Henry turned to me and said, “Nick, that’s interesting. In the 1950s the children of Phnom Penh used to shout “Francais! Francais!” Then in the 1960s and 70s they shouted “Americains! Americains!” and now they are shouting “Soviets! Soviets!”
What a reflection of continuous outside interference in Cambodia from the West, and control through force, leading to a feeling of impotence and the fight back we then witnessed in the form of the Khmer Rouge.
And now here again, conflict in Iraq and Syria and poverty leading to the migrant crisis and a sense of impotence by young men, seem to be ingredients out of which these ghastly atrocities in Paris have occurred.
So what to do?
If I am right then to face conflict with yet more conflict cannot and must not be the answer. This will surely be playing into the hands of Isis. And anyway, there seems to be an assumption that Isis has a headquarters in Syria, whereas it is more likely that it is a diffuse organisation led through the internet with followers in many different countries
Engagement, whether at a political, diplomatic or civil society level has got to be the way forward. But that is not easily a solution to which we in Marlborough can contribute.

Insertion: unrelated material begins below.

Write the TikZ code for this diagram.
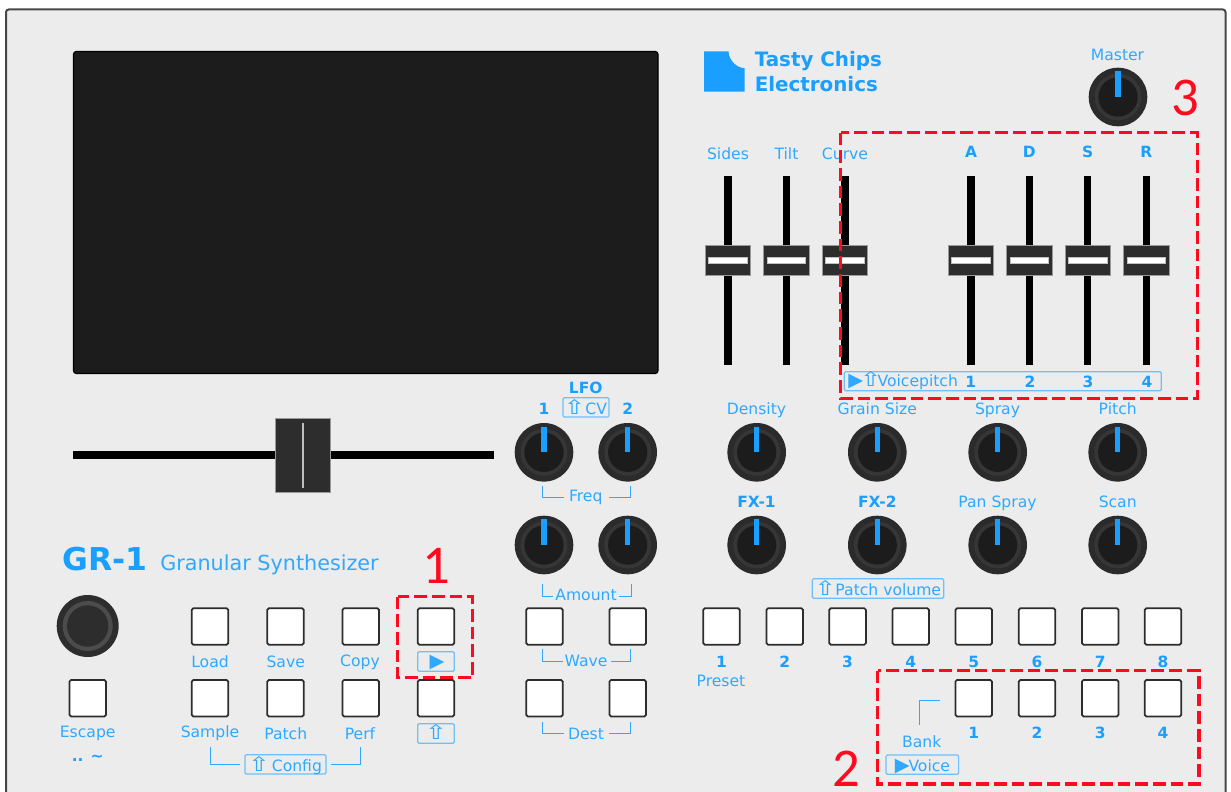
\documentclass[tikz,border=0pt]{standalone}
\usepackage{fontspec}
\setmainfont{DejaVu Sans}
\newfontfamily\redfont{Carlito}
\definecolor{panel}{HTML}{ECECEC}
\definecolor{tc}{HTML}{1A9FFF}
\definecolor{tcl}{HTML}{2FA8FF}
\definecolor{boxl}{HTML}{6FC0FA}
\definecolor{capc}{HTML}{2D2D2D}
\definecolor{knoba}{HTML}{2B2B2B}
\definecolor{knobb}{HTML}{363636}
\definecolor{knobc}{HTML}{1C1C1C}
\definecolor{redm}{HTML}{FF0A1E}
\newcommand{\fs}[1]{\fontsize{#1}{#1}\selectfont}
\newcommand{\arr}{\scalebox{1.3}[1]{\fs{15}⇧}}
\newcommand{\tri}{{\fs{14.5}▶}}
\tikzset{
  x=0.75pt,y=-0.75pt,
  lab/.style={text=tcl,inner sep=0pt,font=\fs{11.7},text height=8.5pt,text depth=0pt},
  blab/.style={text=tc,inner sep=0pt,font=\fs{11.6}\bfseries,text height=8.5pt,text depth=0pt},
  lbox/.style={draw=boxl,line width=0.9pt,rounded corners=1pt},
  brack/.style={draw=tcl,line width=0.75pt},
  btn/.style={draw=capc,fill=white,line width=1.3pt,rounded corners=1.2pt},
  redbox/.style={draw=redm,line width=2.5pt,dash pattern=on 9.5pt off 3.75pt},
  rednum/.style={text=redm,inner sep=0pt,font=\redfont\fs{41}},
}
\newcommand{\knob}[3]{%
  \fill[knoba] (#1,#2) circle[radius=#3];
  \fill[knobb] (#1,#2) circle[radius=#3*0.8];
  \fill[knobc] (#1,#2) circle[radius=#3*0.67];
  \fill[tc] (#1-2.7,#2-#3*0.88) rectangle (#1+2.7,#2);
}
\newcommand{\fader}[1]{%
  \fill[black] (#1-3.7,175.5) rectangle (#1+3.7,364.5);
  \draw[draw=black!40,fill=capc,line width=0.5pt] (#1-22.7,245) rectangle (#1+22.7,275.5);
  \draw[draw=black!25,fill=white,line width=0.5pt] (#1-19.3,257.3) rectangle (#1+19.3,263.3);
}
\newcommand{\push}[2]{\draw[btn] (#1-18.3,#2) rectangle (#1+18.3,#2+36.4);}
\begin{document}
\begin{tikzpicture}
\useasboundingbox (0,0) rectangle (1231,792);
\fill[white] (0,0) rectangle (1231,792);
% panel
\draw[fill=panel,draw=black!72,line width=1.5pt,rounded corners=2pt] (6,9.5) -- (1225.5,9.5) -- (1225.5,800) -- (6,800) -- cycle;
% display
\draw[fill=knobc,draw=black,line width=0.8pt,rounded corners=2pt] (73.5,51.5) rectangle (658,373.5);
% horizontal fader
\fill[black] (73,451) rectangle (494,459);
\draw[draw=black!40,fill=capc,line width=0.7pt] (275.3,418.5) rectangle (330,492);
\draw[draw=black!25,fill=white,line width=0.4pt] (301.8,423) rectangle (303.7,487);
% logo
\fill[tc] (704,51.3) -- (728.5,51.3) .. controls (729,60.5) and (736,67.5) .. (744.7,68.3) -- (744.7,91.7) -- (704,91.7) -- cycle;
\node[text=tc,inner sep=0pt,font=\fs{14.9}\bfseries,anchor=base west] (tasty) at (754.5,66.7) {Tasty Chips};
\node[text=tc,inner sep=0pt,font=\fs{14.9}\bfseries,anchor=base west] (elec) at (754.5,91) {Electronics};
% faders
\foreach \x in {728,786.5,845,971,1029.3,1087.6,1146.3} {\fader{\x}}
\node[lab] (sides) at (728,154.3) {Sides};
\node[lab] (tilt) at (786.5,154.3) {Tilt};
\node[lab] (curve) at (845,154.3) {Curve};
\node[blab] (fa) at (971,152.3) {A};
\node[blab] (fd) at (1029.3,152.3) {D};
\node[blab] (fs) at (1087.6,152.3) {S};
\node[blab] (fr) at (1146.3,152.3) {R};
\node[lab] (master) at (1117.5,55) {Master};
\knob{1118}{97}{29.3}
% voicepitch
\draw[lbox] (844.3,371.7) rectangle (1161.3,390.7);
\node[lab,anchor=west] (vp) at (848,381) {\tri\hspace{-2.5pt}\arr\hspace{-3pt}Voicepitch};
\node[blab] (v1) at (970.7,381.7) {1};
\node[blab] (v2) at (1030,381.7) {2};
\node[blab] (v3) at (1088,381.7) {3};
\node[blab] (v4) at (1147,381.7) {4};
% knobs
\foreach \x in {544,627.7,756.7,877.3,997.7,1117.7} {\knob{\x}{452.3}{29.3}\knob{\x}{545}{29.3}}
\node[blab] (lfo) at (585.7,387.8) {LFO};
\node[blab] (l1) at (544,408.8) {1};
\node[blab] (l2) at (627.7,408.8) {2};
\draw[lbox] (563,397.7) rectangle (609,417);
\node[lab] (cv) at (585.3,408.6) {\arr CV};
\node[lab] (dens) at (756.5,408.6) {Density};
\node[lab] (grain) at (877.3,408.6) {Grain Size};
\node[lab] (spray) at (997.5,408.6) {Spray};
\node[lab] (pitch) at (1117.7,408.6) {Pitch};
\node[blab] (fx1) at (756.5,501.7) {FX-1};
\node[blab] (fx2) at (877.3,501.7) {FX-2};
\node[lab] (pan) at (997.5,502) {Pan Spray};
\node[lab] (scan) at (1117.7,502) {Scan};
\node[lab] (freq) at (585.7,496) {Freq};
\draw[brack] (542.7,485.7) -- (542.7,497.3) -- (564,497.3);
\draw[brack] (609.3,497.3) -- (630.7,497.3) -- (630.7,485.7);
\node[lab] (amount) at (586,594.4) {Amount};
\draw[brack] (542.7,584) -- (542.7,596) -- (553.3,596);
\draw[brack] (619.3,596) -- (631.3,596) -- (631.3,584);
\draw[lbox] (812.3,578.7) rectangle (943.7,598.3);
\node[lab] (pv) at (877.7,589.4) {\arr\hspace{-0.5pt}Patch volume};
% title
\node[text=tc,inner sep=0pt,font=\fs{23.6}\bfseries,anchor=base west] (gr) at (62,570.7) {GR-1};
\node[text=tcl,inner sep=0pt,font=\fs{15.55},anchor=base west] (gs) at (160,570.7) {Granular Synthesizer};
% encoder
\fill[capc] (87.7,626) circle[radius=31];
\fill[black!70] (87.7,626) circle[radius=25];
\fill[capc] (87.7,626) circle[radius=20.7];
% left buttons
\push{87.7}{680}
\foreach \x in {210,285.5,360.7,436} {\push{\x}{608.3}\push{\x}{680}}
\node[lab] (load) at (210,661.9) {Load};
\node[lab] (save) at (285.7,661.9) {Save};
\node[lab] (copy) at (360,660.4) {Copy};
\node[lab] (esc) at (87.7,731.7) {Escape};
\node[blab] (dots) at (87.7,756) {.. \char`~};
\node[lab] (sample) at (210,731.7) {Sample};
\node[lab] (patch) at (285.7,733.5) {Patch};
\node[lab] (perf) at (360,733.5) {Perf};
\draw[lbox] (417.7,651.7) rectangle (454.3,671.3);
\node[lab] (play) at (437,661.5) {\tri};
\draw[lbox] (417.7,723.7) rectangle (454.3,743.3);
\node[lab] (shift) at (436,733.5) {\arr};
\draw[lbox] (245,754.7) rectangle (326,774);
\node[lab] (config) at (285,765.6) {\arr\hspace{1.5pt}Config};
\draw[brack] (210.7,747.3) -- (210.7,764.7) -- (240,764.7);
\draw[brack] (331,764.7) -- (360.3,764.7) -- (360.3,747.3);
% wave / dest
\foreach \x in {544.5,627.7} {\push{\x}{608.3}\push{\x}{680}}
\node[lab] (wave) at (586,661) {Wave};
\draw[brack] (542.7,649.3) -- (542.7,661.7) -- (562.7,661.7);
\draw[brack] (611,661.7) -- (630.7,661.7) -- (630.7,649.3);
\node[lab] (dest) at (586,733.4) {Dest};
\draw[brack] (542.7,721.7) -- (542.7,733.3) -- (564.3,733.3);
\draw[brack] (609.3,733.3) -- (630.7,733.3) -- (630.7,721.7);
% presets
\foreach \x/\n in {721.5/1,784.7/2,847.6/3,910.8/4,973.7/5,1037/6,1100.2/7,1163/8} {
  \push{\x}{608.3}
  \node[blab] (pn\n) at (\x,661.7) {\n};
}
\node[lab] (preset) at (721,681) {Preset};
\foreach \x/\n in {973.7/1,1037/2,1100.2/3,1163/4} {
  \push{\x}{680}
  \node[blab] (bn\n) at (\x,733.3) {\n};
}
\draw[brack] (919.6,725) -- (919.6,700.7) -- (940,700.7);
\node[lab] (bank) at (921.7,742) {Bank};
\draw[lbox] (886,755) rectangle (958.6,774.3);
\node[lab] (voice) at (922.5,765.4) {\tri\hspace{-1pt}Voice};
% red marks
\draw[redbox] (397.7,596.7) rectangle (472.7,677.7);
\draw[redbox] (877.5,670.7) rectangle (1199,784);
\draw[redbox] (840.6,132.7) rectangle (1197.6,398.3);
\node[rednum] (r1) at (436.7,566) {1};
\node[rednum] (r2) at (846,768.5) {2};
\node[rednum] (r3) at (1185,98) {3};
\end{tikzpicture}
\end{document}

But in our own society, what are we doing to engage with people who are of different faiths and cultures and thus understand their feelings – possibly of alienation?
What are we doing to recognise the importance of identity and appreciate that for many people in our society whether first, second or third generation immigrants there is a struggle in understanding one’s identity? Am I black, white, Caribbean, African, Indian, British, Sikh, Christian, Muslim? And this struggle in itself can lead to despair and conflict.
Of one thing I am clear in considering the events of Friday, 13 November. This was not an Islamic reaction. It had nothing to do with Islam. We in Marlborough have had the opportunity over 33 years to engage with Muslims in our link community of Gunjur and here in Marlborough in the days when we were able to get visas for friends to come over.
You should have heard the reactions to the suggestion that what happened on 9/11 was done in the name of Islam! And I am daily receiving e-mails from Muslim friends in Gunjur now outraged by the actions of Isis supposedly in the name of Islam and the impact these actions are having on the rise of Islamophobia around the world.
We have met with extraordinary generosity and kindness from our Muslim friends and colleagues in Gunjur and witnessed a social wealth that has to a large extent disappeared in our society.
When I am in Gunjur in a week’s time I will be sitting down with friends there and asking the question “Why do you think the world is in such turmoil?” and “What do you think we, from Gunjur and Marlborough, can and should do about it?” I’ll report back.